# Data for processing
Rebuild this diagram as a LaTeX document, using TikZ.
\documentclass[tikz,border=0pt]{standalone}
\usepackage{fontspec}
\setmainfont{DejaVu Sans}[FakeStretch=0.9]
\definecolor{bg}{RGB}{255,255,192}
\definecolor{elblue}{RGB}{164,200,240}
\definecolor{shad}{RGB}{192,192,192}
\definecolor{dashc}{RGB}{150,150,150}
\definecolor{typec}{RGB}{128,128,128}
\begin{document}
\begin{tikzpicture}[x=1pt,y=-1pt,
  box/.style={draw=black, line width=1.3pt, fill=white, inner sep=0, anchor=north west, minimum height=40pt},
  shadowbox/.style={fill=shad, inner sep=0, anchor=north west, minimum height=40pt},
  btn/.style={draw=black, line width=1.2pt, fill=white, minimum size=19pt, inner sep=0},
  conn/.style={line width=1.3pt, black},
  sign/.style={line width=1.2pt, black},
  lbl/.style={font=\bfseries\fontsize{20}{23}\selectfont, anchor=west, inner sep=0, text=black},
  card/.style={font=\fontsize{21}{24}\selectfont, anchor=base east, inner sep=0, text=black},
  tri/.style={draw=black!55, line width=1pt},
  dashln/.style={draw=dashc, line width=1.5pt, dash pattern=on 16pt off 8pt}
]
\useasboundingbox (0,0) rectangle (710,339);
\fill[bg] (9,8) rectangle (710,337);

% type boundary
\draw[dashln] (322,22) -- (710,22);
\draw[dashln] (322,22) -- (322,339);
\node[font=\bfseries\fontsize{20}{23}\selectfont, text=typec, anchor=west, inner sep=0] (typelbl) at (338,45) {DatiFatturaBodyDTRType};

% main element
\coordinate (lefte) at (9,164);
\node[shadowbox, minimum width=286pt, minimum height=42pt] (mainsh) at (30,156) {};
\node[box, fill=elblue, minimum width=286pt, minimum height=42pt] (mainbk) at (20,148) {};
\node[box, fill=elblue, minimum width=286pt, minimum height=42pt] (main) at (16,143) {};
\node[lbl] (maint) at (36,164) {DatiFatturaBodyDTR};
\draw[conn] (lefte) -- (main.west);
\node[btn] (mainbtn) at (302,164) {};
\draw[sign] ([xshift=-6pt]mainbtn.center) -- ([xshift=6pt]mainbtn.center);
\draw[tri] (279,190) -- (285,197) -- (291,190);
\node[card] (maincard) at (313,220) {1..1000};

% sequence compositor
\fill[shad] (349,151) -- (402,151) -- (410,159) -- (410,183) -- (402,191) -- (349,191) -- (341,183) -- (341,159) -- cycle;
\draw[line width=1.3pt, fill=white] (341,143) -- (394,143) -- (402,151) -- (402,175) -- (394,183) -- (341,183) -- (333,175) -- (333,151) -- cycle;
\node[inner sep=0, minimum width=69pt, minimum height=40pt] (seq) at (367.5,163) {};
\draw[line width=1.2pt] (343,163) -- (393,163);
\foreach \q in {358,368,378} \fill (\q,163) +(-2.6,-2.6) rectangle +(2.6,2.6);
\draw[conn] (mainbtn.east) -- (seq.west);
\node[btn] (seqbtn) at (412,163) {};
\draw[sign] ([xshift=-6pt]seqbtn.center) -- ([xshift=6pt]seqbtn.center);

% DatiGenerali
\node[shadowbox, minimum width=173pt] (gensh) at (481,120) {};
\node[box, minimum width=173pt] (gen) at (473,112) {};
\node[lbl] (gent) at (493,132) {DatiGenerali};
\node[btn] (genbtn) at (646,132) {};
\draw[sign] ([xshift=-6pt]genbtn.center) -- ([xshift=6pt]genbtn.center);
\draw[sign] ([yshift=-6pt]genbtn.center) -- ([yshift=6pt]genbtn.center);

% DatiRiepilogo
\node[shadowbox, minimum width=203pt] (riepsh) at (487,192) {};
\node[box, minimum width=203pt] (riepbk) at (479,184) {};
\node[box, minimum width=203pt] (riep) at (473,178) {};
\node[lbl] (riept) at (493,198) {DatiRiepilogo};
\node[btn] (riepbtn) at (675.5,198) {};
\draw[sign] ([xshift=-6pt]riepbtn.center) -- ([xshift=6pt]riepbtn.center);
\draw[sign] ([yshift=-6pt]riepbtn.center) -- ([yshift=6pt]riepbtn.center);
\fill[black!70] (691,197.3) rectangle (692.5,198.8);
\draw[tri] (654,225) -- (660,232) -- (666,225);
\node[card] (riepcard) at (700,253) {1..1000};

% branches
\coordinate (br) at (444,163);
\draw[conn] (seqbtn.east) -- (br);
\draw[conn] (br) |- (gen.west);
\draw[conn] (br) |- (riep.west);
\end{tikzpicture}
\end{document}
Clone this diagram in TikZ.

# Instructions to follow
Can you restate every record above word for word?

# Task answer
Rebuild this diagram as a LaTeX document, using TikZ.
\documentclass[tikz,border=0pt]{standalone}
\usepackage{fontspec}
\setmainfont{DejaVu Sans}[FakeStretch=0.9]
\definecolor{bg}{RGB}{255,255,192}
\definecolor{elblue}{RGB}{164,200,240}
\definecolor{shad}{RGB}{192,192,192}
\definecolor{dashc}{RGB}{150,150,150}
\definecolor{typec}{RGB}{128,128,128}
\begin{document}
\begin{tikzpicture}[x=1pt,y=-1pt,
  box/.style={draw=black, line width=1.3pt, fill=white, inner sep=0, anchor=north west, minimum height=40pt},
  shadowbox/.style={fill=shad, inner sep=0, anchor=north west, minimum height=40pt},
  btn/.style={draw=black, line width=1.2pt, fill=white, minimum size=19pt, inner sep=0},
  conn/.style={line width=1.3pt, black},
  sign/.style={line width=1.2pt, black},
  lbl/.style={font=\bfseries\fontsize{20}{23}\selectfont, anchor=west, inner sep=0, text=black},
  card/.style={font=\fontsize{21}{24}\selectfont, anchor=base east, inner sep=0, text=black},
  tri/.style={draw=black!55, line width=1pt},
  dashln/.style={draw=dashc, line width=1.5pt, dash pattern=on 16pt off 8pt}
]
\useasboundingbox (0,0) rectangle (710,339);
\fill[bg] (9,8) rectangle (710,337);

% type boundary
\draw[dashln] (322,22) -- (710,22);
\draw[dashln] (322,22) -- (322,339);
\node[font=\bfseries\fontsize{20}{23}\selectfont, text=typec, anchor=west, inner sep=0] (typelbl) at (338,45) {DatiFatturaBodyDTRType};

% main element
\coordinate (lefte) at (9,164);
\node[shadowbox, minimum width=286pt, minimum height=42pt] (mainsh) at (30,156) {};
\node[box, fill=elblue, minimum width=286pt, minimum height=42pt] (mainbk) at (20,148) {};
\node[box, fill=elblue, minimum width=286pt, minimum height=42pt] (main) at (16,143) {};
\node[lbl] (maint) at (36,164) {DatiFatturaBodyDTR};
\draw[conn] (lefte) -- (main.west);
\node[btn] (mainbtn) at (302,164) {};
\draw[sign] ([xshift=-6pt]mainbtn.center) -- ([xshift=6pt]mainbtn.center);
\draw[tri] (279,190) -- (285,197) -- (291,190);
\node[card] (maincard) at (313,220) {1..1000};

% sequence compositor
\fill[shad] (349,151) -- (402,151) -- (410,159) -- (410,183) -- (402,191) -- (349,191) -- (341,183) -- (341,159) -- cycle;
\draw[line width=1.3pt, fill=white] (341,143) -- (394,143) -- (402,151) -- (402,175) -- (394,183) -- (341,183) -- (333,175) -- (333,151) -- cycle;
\node[inner sep=0, minimum width=69pt, minimum height=40pt] (seq) at (367.5,163) {};
\draw[line width=1.2pt] (343,163) -- (393,163);
\foreach \q in {358,368,378} \fill (\q,163) +(-2.6,-2.6) rectangle +(2.6,2.6);
\draw[conn] (mainbtn.east) -- (seq.west);
\node[btn] (seqbtn) at (412,163) {};
\draw[sign] ([xshift=-6pt]seqbtn.center) -- ([xshift=6pt]seqbtn.center);

% DatiGenerali
\node[shadowbox, minimum width=173pt] (gensh) at (481,120) {};
\node[box, minimum width=173pt] (gen) at (473,112) {};
\node[lbl] (gent) at (493,132) {DatiGenerali};
\node[btn] (genbtn) at (646,132) {};
\draw[sign] ([xshift=-6pt]genbtn.center) -- ([xshift=6pt]genbtn.center);
\draw[sign] ([yshift=-6pt]genbtn.center) -- ([yshift=6pt]genbtn.center);

% DatiRiepilogo
\node[shadowbox, minimum width=203pt] (riepsh) at (487,192) {};
\node[box, minimum width=203pt] (riepbk) at (479,184) {};
\node[box, minimum width=203pt] (riep) at (473,178) {};
\node[lbl] (riept) at (493,198) {DatiRiepilogo};
\node[btn] (riepbtn) at (675.5,198) {};
\draw[sign] ([xshift=-6pt]riepbtn.center) -- ([xshift=6pt]riepbtn.center);
\draw[sign] ([yshift=-6pt]riepbtn.center) -- ([yshift=6pt]riepbtn.center);
\fill[black!70] (691,197.3) rectangle (692.5,198.8);
\draw[tri] (654,225) -- (660,232) -- (666,225);
\node[card] (riepcard) at (700,253) {1..1000};

% branches
\coordinate (br) at (444,163);
\draw[conn] (seqbtn.east) -- (br);
\draw[conn] (br) |- (gen.west);
\draw[conn] (br) |- (riep.west);
\end{tikzpicture}
\end{document}
Clone this diagram in TikZ.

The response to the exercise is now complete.